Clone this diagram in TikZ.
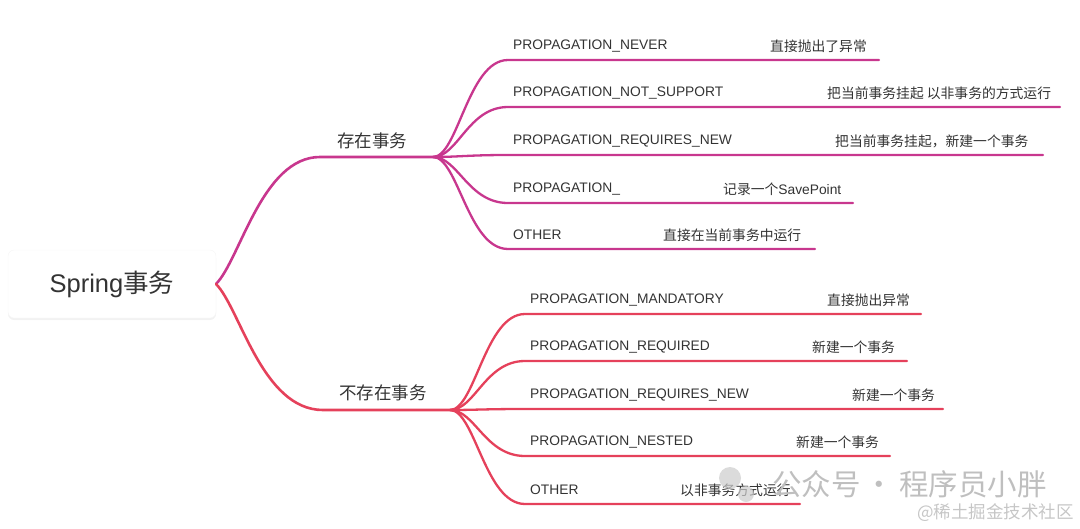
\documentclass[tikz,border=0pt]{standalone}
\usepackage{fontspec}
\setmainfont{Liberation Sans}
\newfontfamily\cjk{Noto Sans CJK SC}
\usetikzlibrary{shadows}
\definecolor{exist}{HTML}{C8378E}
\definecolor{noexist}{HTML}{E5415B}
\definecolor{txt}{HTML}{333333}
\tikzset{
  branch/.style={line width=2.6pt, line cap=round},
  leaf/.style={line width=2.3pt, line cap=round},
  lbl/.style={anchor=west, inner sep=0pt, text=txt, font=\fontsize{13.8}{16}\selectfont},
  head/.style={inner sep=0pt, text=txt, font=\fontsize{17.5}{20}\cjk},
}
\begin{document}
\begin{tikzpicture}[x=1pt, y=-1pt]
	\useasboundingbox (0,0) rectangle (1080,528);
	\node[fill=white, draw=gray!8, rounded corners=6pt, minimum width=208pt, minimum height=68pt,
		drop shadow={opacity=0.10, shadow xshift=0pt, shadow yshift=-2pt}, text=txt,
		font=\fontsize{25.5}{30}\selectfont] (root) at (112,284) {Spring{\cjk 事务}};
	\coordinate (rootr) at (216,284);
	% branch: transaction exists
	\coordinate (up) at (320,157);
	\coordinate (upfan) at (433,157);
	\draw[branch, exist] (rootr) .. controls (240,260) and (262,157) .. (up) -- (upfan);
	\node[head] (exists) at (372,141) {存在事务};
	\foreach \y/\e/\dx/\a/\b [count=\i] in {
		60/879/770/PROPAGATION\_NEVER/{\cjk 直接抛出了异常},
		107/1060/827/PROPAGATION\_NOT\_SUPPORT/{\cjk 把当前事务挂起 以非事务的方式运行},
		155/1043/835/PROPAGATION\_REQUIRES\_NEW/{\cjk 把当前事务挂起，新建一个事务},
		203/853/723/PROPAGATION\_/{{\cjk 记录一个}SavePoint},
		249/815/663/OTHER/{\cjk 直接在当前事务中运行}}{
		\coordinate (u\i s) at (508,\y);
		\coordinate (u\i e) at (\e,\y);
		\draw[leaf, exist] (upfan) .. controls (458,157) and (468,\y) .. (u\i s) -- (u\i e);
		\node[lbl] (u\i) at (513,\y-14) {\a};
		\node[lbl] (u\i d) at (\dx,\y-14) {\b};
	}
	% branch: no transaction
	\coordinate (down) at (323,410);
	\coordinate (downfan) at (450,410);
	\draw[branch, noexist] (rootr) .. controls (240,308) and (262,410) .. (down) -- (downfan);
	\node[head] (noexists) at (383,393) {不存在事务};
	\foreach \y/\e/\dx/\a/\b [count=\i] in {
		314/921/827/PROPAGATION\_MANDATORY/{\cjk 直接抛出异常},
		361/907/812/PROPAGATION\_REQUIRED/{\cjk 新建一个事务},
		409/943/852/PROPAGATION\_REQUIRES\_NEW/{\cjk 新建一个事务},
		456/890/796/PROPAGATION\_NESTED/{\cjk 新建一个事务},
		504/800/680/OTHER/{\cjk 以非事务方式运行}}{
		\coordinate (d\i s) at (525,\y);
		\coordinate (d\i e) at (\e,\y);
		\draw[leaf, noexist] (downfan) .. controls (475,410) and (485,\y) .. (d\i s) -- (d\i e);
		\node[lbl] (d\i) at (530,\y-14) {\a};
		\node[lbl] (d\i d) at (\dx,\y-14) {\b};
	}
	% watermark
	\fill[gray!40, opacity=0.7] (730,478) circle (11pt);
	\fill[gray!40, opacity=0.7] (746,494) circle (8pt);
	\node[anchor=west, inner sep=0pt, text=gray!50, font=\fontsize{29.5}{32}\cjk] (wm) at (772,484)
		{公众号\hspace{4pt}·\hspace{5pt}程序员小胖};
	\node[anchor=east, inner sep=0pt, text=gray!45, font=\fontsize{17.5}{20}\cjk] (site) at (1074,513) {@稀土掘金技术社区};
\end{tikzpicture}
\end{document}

_ _ _ _ _ _ _

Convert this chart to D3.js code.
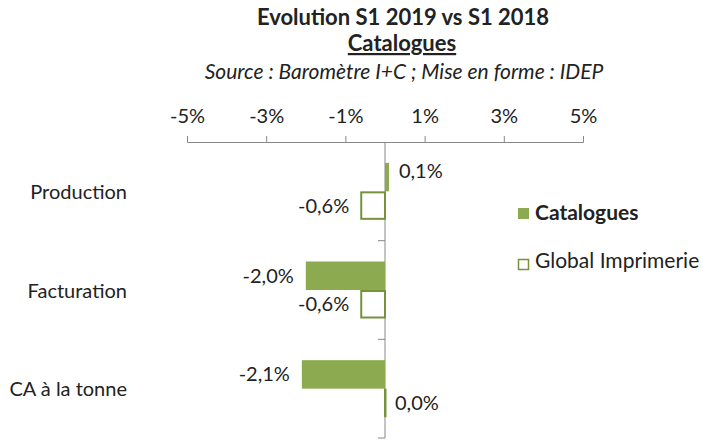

_ _ _ _ _ _ _

GIVEN INSTRUCTION: Search the data above for lines holding "this" and copy each of them.

SOLUTION TO THE PROBLEM:
Clone this diagram in TikZ.
Convert this chart to D3.js code.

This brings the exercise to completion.